EXERCISE MATERIAL —

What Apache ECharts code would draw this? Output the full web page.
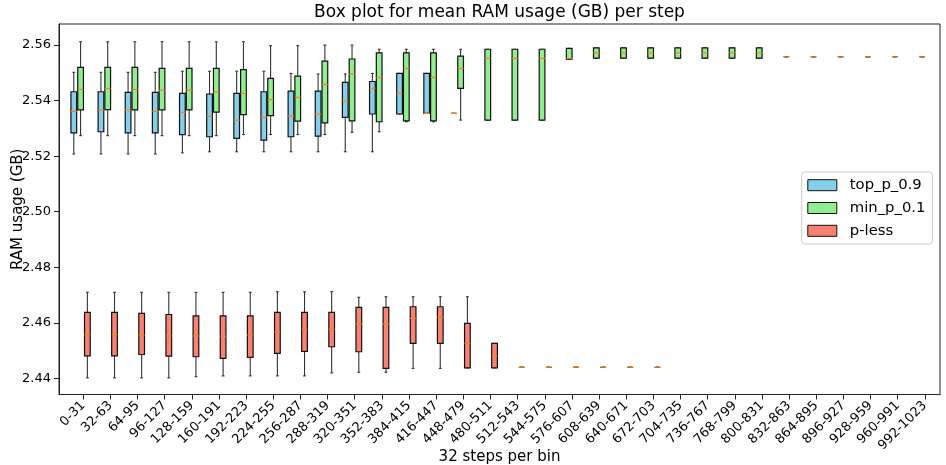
==
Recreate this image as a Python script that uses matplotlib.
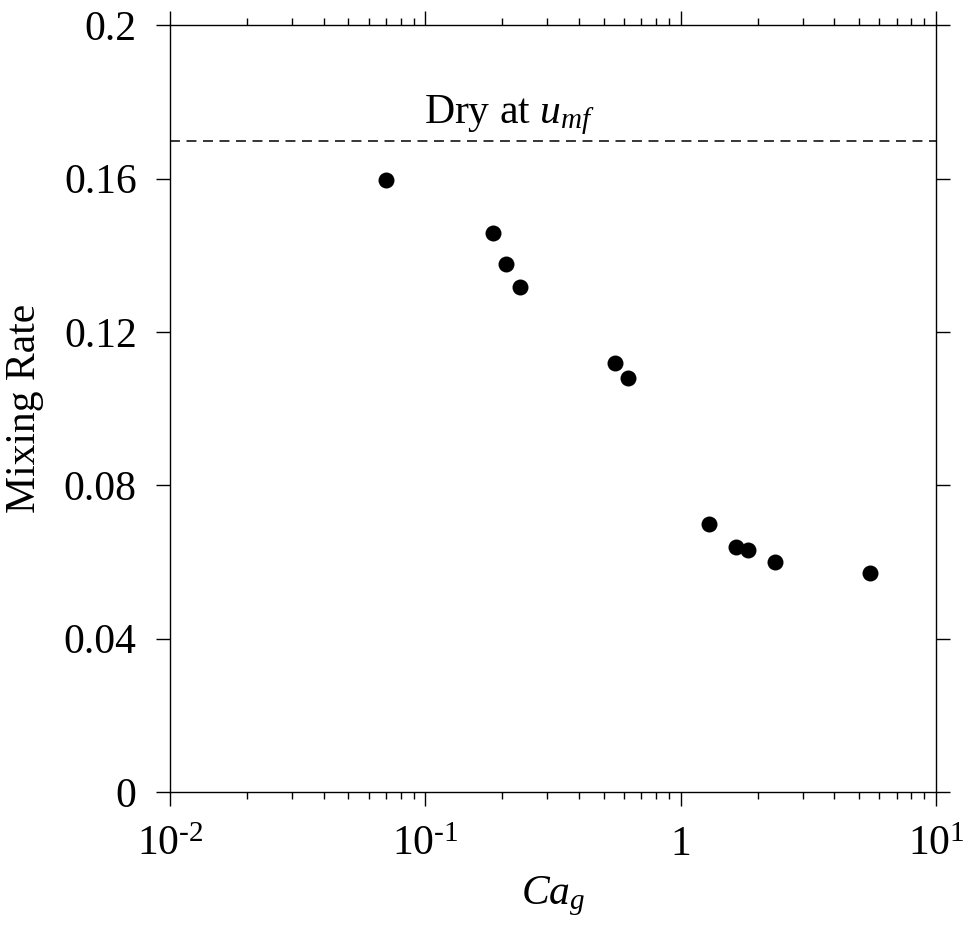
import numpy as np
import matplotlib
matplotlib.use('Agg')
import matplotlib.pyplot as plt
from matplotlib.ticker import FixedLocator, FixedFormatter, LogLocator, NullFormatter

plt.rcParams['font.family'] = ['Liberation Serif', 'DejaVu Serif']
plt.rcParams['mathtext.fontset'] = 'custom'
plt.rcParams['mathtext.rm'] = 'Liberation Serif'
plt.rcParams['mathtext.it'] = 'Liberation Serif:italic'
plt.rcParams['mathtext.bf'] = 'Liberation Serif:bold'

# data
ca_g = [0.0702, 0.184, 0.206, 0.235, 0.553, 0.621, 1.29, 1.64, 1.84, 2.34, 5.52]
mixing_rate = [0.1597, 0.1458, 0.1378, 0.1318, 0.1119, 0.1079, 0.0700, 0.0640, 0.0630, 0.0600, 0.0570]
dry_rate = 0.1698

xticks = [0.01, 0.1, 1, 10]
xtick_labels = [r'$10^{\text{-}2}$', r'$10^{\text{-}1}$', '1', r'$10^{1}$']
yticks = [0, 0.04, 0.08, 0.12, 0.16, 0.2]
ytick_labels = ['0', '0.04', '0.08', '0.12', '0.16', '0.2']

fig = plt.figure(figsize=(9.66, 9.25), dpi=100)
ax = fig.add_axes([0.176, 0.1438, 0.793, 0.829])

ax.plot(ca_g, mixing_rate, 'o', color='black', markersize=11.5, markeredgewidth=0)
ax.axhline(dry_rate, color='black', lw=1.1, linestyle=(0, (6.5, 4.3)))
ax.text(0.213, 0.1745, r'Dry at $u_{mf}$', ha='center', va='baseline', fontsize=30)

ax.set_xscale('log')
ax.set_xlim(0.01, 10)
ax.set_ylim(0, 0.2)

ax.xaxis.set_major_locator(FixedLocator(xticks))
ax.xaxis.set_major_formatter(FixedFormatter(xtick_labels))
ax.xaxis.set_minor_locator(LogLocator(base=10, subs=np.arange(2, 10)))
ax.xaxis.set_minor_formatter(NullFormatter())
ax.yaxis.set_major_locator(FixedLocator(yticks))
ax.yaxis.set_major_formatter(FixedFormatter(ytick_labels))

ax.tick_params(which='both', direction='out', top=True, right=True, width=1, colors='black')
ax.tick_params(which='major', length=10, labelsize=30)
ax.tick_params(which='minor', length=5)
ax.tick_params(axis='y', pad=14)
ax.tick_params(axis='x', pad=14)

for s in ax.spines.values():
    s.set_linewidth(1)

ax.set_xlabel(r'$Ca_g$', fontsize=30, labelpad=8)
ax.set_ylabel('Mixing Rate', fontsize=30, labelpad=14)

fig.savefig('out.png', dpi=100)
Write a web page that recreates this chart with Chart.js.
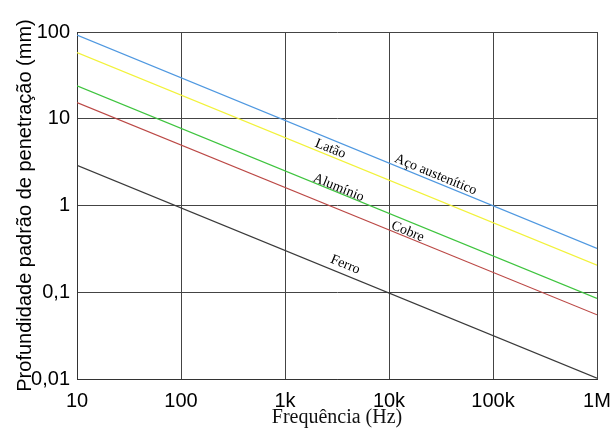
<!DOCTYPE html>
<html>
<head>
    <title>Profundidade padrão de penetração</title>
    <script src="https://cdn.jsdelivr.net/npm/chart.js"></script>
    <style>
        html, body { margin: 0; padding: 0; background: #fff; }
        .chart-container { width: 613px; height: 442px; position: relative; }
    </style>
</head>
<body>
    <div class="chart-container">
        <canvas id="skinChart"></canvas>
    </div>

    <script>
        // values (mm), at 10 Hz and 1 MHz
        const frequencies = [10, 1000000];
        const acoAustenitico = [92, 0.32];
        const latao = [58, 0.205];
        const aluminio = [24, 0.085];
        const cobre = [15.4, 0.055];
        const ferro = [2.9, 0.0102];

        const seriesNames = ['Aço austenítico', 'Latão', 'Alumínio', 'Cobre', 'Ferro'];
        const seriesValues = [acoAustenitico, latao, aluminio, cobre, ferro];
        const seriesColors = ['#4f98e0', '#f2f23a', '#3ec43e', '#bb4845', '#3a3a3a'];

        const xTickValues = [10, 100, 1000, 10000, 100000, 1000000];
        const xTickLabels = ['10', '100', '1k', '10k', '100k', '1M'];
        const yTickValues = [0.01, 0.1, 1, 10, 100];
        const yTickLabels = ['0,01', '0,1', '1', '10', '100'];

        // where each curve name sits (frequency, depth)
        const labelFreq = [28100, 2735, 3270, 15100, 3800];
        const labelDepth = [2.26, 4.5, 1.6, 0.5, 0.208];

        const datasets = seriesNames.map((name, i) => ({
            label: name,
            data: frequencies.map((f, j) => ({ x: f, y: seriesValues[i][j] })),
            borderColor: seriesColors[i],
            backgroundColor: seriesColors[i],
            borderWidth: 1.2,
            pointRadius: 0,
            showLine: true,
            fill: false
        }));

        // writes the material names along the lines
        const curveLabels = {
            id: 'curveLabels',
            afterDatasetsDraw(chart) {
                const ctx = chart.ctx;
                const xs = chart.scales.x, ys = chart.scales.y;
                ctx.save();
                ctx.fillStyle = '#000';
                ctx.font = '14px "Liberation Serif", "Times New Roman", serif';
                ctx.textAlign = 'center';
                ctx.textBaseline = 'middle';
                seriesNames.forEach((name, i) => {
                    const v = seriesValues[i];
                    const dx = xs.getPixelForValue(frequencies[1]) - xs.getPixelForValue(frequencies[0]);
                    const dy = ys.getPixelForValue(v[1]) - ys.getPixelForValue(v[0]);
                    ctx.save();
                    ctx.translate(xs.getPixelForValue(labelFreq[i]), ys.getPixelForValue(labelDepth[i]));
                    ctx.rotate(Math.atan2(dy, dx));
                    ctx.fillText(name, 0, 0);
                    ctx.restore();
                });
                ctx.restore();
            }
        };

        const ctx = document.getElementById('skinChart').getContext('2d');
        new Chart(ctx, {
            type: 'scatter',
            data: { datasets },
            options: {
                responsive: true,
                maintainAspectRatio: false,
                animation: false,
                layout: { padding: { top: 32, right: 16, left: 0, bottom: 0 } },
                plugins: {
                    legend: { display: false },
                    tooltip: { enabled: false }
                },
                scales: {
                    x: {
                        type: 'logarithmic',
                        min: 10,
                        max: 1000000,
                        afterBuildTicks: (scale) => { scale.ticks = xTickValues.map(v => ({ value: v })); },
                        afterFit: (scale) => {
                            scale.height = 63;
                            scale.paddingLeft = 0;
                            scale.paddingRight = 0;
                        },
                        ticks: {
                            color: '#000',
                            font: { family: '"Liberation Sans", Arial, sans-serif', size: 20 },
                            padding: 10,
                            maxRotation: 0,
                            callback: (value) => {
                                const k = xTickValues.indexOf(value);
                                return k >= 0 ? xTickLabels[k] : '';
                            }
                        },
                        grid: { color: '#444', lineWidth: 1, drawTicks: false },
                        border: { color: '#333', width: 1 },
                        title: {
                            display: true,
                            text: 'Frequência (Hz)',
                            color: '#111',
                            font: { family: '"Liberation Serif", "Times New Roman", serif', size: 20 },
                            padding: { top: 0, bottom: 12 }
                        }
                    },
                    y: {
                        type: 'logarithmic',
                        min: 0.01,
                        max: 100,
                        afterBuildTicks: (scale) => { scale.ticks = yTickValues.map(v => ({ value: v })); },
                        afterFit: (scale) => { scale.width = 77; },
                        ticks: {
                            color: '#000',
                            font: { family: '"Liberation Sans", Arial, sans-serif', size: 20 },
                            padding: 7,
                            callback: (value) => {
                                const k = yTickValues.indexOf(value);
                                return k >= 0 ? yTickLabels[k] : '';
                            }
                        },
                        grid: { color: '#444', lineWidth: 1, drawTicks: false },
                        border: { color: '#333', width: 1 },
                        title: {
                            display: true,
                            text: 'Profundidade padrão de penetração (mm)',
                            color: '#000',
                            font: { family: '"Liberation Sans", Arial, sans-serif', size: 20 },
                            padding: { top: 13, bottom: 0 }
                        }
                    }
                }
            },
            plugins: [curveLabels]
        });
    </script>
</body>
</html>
==
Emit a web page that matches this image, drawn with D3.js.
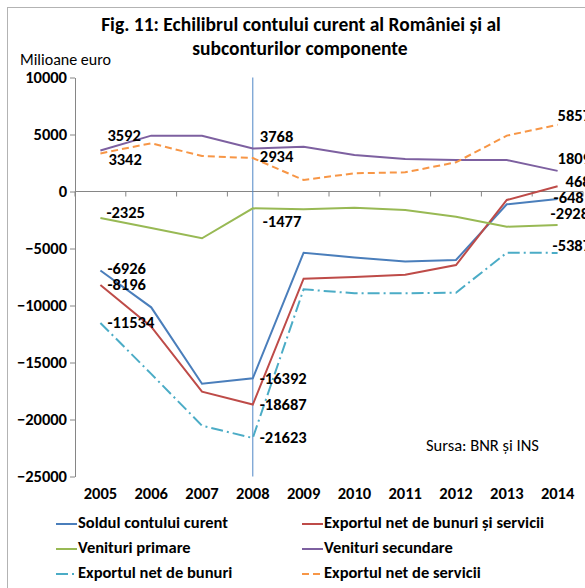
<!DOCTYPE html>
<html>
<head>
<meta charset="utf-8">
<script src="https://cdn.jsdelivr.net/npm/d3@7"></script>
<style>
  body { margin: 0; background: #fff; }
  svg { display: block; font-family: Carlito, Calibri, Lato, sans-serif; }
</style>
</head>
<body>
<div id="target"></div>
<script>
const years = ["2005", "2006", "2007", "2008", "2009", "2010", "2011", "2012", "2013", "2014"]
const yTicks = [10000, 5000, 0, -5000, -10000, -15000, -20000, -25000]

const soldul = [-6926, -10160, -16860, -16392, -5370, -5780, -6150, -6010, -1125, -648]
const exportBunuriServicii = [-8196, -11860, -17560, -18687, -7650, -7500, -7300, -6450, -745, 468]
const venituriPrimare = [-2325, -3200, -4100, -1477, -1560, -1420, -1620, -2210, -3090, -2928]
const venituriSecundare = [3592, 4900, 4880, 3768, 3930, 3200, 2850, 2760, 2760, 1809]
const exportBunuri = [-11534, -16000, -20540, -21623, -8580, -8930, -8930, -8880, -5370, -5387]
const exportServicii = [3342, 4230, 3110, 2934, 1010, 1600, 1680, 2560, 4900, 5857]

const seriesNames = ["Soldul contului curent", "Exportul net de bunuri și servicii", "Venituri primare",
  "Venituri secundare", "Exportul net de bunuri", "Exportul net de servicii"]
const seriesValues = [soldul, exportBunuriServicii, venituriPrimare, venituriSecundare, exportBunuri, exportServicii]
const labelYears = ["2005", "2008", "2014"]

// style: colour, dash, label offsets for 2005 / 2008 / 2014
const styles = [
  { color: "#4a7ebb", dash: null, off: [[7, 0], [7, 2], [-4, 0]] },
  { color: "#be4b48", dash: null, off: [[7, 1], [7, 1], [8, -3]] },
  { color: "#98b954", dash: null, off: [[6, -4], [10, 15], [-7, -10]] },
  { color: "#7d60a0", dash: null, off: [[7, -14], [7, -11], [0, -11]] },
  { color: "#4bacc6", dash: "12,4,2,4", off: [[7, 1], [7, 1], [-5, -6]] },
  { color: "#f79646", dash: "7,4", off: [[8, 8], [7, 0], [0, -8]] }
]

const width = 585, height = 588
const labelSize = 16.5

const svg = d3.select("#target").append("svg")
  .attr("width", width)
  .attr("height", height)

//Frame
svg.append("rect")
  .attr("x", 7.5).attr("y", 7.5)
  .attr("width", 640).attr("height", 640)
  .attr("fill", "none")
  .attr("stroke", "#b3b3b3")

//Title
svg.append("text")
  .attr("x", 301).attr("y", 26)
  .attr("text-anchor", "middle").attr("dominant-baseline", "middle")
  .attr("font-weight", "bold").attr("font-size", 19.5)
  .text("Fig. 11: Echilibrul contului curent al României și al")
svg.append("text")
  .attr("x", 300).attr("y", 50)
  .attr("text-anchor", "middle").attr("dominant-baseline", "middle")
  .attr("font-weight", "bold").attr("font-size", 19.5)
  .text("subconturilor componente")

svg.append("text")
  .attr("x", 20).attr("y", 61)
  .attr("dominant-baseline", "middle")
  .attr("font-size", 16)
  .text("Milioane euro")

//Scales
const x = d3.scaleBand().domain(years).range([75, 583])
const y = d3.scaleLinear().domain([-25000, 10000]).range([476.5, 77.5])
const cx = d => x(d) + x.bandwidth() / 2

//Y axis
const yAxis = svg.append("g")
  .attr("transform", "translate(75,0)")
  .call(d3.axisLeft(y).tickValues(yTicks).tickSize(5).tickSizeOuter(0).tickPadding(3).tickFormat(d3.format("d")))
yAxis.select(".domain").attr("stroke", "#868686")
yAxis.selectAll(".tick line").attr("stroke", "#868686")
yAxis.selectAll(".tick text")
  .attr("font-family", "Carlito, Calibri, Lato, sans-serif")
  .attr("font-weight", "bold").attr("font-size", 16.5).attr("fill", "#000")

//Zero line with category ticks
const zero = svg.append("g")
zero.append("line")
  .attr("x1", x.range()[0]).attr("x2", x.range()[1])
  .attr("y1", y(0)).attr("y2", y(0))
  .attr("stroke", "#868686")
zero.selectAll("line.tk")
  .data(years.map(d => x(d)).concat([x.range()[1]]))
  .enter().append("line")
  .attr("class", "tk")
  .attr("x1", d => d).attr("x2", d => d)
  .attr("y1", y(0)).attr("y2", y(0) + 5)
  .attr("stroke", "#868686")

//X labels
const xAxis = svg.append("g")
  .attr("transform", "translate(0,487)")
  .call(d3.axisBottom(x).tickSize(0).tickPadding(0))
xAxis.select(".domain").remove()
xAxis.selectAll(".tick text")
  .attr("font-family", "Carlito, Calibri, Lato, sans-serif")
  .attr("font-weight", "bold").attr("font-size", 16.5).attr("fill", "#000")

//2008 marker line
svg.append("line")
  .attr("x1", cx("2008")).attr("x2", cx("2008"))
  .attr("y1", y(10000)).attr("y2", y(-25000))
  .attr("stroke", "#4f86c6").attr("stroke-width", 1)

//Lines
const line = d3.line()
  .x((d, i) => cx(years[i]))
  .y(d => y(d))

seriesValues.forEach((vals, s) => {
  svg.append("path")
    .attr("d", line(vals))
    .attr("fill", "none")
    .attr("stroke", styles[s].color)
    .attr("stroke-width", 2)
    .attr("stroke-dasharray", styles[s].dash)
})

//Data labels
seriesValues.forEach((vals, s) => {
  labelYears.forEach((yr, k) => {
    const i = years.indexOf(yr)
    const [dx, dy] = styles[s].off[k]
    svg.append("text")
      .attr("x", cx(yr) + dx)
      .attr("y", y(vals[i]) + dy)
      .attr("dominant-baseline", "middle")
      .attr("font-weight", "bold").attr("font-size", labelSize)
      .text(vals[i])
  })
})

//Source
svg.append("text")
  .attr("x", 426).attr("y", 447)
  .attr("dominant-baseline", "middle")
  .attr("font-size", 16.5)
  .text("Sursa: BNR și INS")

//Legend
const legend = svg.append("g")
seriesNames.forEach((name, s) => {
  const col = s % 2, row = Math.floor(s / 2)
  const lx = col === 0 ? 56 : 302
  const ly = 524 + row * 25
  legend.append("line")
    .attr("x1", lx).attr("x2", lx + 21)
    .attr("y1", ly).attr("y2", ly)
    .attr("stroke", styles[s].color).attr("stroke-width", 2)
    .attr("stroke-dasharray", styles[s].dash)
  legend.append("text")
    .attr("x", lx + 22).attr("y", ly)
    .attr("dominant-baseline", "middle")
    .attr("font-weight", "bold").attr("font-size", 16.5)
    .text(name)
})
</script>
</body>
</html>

WRITTEN TASK — How many lines in the data contain the string "that"? Respond with the number only.

OUTPUT BELOW — 3